Problem to work on:
Quote the entries in full, character for character, without their images.

--- begin Source data ---

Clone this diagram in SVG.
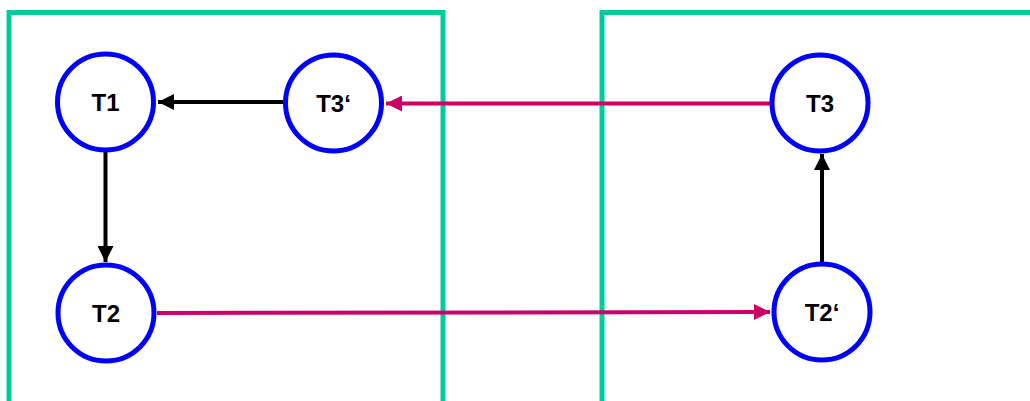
<svg xmlns="http://www.w3.org/2000/svg" width="1030" height="401" viewBox="0 0 1030 401">
  <style>
    .frame { fill: none; stroke: #00CC99; stroke-width: 5; }
    .node circle { fill: #FFFFFF; stroke: #0000FF; stroke-width: 5; }
    .node text { font-family: "Liberation Sans", Arial, sans-serif; font-weight: bold; font-size: 24px; fill: #000000; text-anchor: middle; dominant-baseline: central; }
    .link { fill: none; stroke-width: 4; }
    .black { stroke: #000000; }
    .pink { stroke: #CC0066; }
  </style>
  <defs>
    <marker id="head-black" markerWidth="4" markerHeight="4" refX="4" refY="2" orient="auto" markerUnits="strokeWidth">
      <path d="M0,0 L4,2 L0,4 z" fill="#000000"/>
    </marker>
    <marker id="head-pink" markerWidth="4" markerHeight="4" refX="4" refY="2" orient="auto" markerUnits="strokeWidth">
      <path d="M0,0 L4,2 L0,4 z" fill="#CC0066"/>
    </marker>
  </defs>

  <!-- frames -->
  <g id="frames">
    <rect class="frame" x="9" y="12.5" width="434" height="400"/>
    <rect class="frame" x="602" y="12.5" width="440" height="400"/>
  </g>

  <!-- connectors -->
  <g id="connectors">
    <line class="link black" x1="283" y1="102" x2="158" y2="102" marker-end="url(#head-black)"/>
    <line class="link pink" x1="770" y1="103.5" x2="386" y2="103.5" marker-end="url(#head-pink)"/>
    <line class="link black" x1="105.5" y1="152" x2="105.5" y2="262" marker-end="url(#head-black)"/>
    <line class="link pink" x1="157" y1="313" x2="770" y2="312" marker-end="url(#head-pink)"/>
    <line class="link black" x1="822" y1="262" x2="822" y2="154" marker-end="url(#head-black)"/>
  </g>

  <!-- nodes -->
  <g id="T1" class="node">
    <circle cx="105.5" cy="102" r="48"/>
    <text x="105.5" y="102">T1</text>
  </g>
  <g id="T3prime" class="node">
    <circle cx="333.5" cy="103" r="48"/>
    <text x="333.5" y="103">T3‘</text>
  </g>
  <g id="T2" class="node">
    <circle cx="106" cy="313" r="48"/>
    <text x="106" y="313">T2</text>
  </g>
  <g id="T3" class="node">
    <circle cx="820" cy="103" r="48"/>
    <text x="820" y="103">T3</text>
  </g>
  <g id="T2prime" class="node">
    <circle cx="822" cy="312" r="48"/>
    <text x="822" y="312">T2‘</text>
  </g>
</svg>
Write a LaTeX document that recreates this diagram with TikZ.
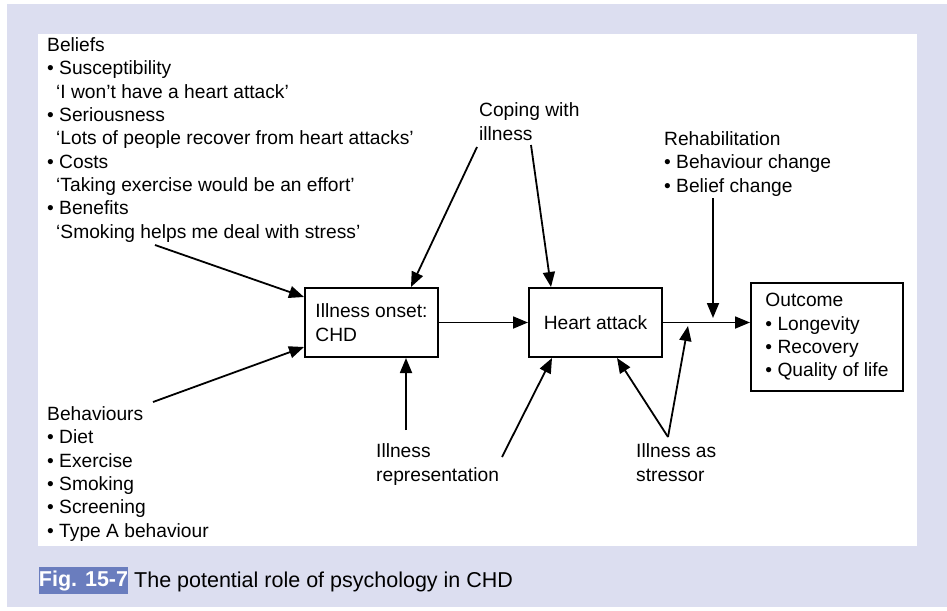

--- end Source data ---

Task result:
Clone this diagram in SVG.
<svg xmlns="http://www.w3.org/2000/svg" width="1030" height="401" viewBox="0 0 1030 401">
  <style>
    .frame { fill: none; stroke: #00CC99; stroke-width: 5; }
    .node circle { fill: #FFFFFF; stroke: #0000FF; stroke-width: 5; }
    .node text { font-family: "Liberation Sans", Arial, sans-serif; font-weight: bold; font-size: 24px; fill: #000000; text-anchor: middle; dominant-baseline: central; }
    .link { fill: none; stroke-width: 4; }
    .black { stroke: #000000; }
    .pink { stroke: #CC0066; }
  </style>
  <defs>
    <marker id="head-black" markerWidth="4" markerHeight="4" refX="4" refY="2" orient="auto" markerUnits="strokeWidth">
      <path d="M0,0 L4,2 L0,4 z" fill="#000000"/>
    </marker>
    <marker id="head-pink" markerWidth="4" markerHeight="4" refX="4" refY="2" orient="auto" markerUnits="strokeWidth">
      <path d="M0,0 L4,2 L0,4 z" fill="#CC0066"/>
    </marker>
  </defs>

  <!-- frames -->
  <g id="frames">
    <rect class="frame" x="9" y="12.5" width="434" height="400"/>
    <rect class="frame" x="602" y="12.5" width="440" height="400"/>
  </g>

  <!-- connectors -->
  <g id="connectors">
    <line class="link black" x1="283" y1="102" x2="158" y2="102" marker-end="url(#head-black)"/>
    <line class="link pink" x1="770" y1="103.5" x2="386" y2="103.5" marker-end="url(#head-pink)"/>
    <line class="link black" x1="105.5" y1="152" x2="105.5" y2="262" marker-end="url(#head-black)"/>
    <line class="link pink" x1="157" y1="313" x2="770" y2="312" marker-end="url(#head-pink)"/>
    <line class="link black" x1="822" y1="262" x2="822" y2="154" marker-end="url(#head-black)"/>
  </g>

  <!-- nodes -->
  <g id="T1" class="node">
    <circle cx="105.5" cy="102" r="48"/>
    <text x="105.5" y="102">T1</text>
  </g>
  <g id="T3prime" class="node">
    <circle cx="333.5" cy="103" r="48"/>
    <text x="333.5" y="103">T3‘</text>
  </g>
  <g id="T2" class="node">
    <circle cx="106" cy="313" r="48"/>
    <text x="106" y="313">T2</text>
  </g>
  <g id="T3" class="node">
    <circle cx="820" cy="103" r="48"/>
    <text x="820" y="103">T3</text>
  </g>
  <g id="T2prime" class="node">
    <circle cx="822" cy="312" r="48"/>
    <text x="822" y="312">T2‘</text>
  </g>
</svg>
Write a LaTeX document that recreates this diagram with TikZ.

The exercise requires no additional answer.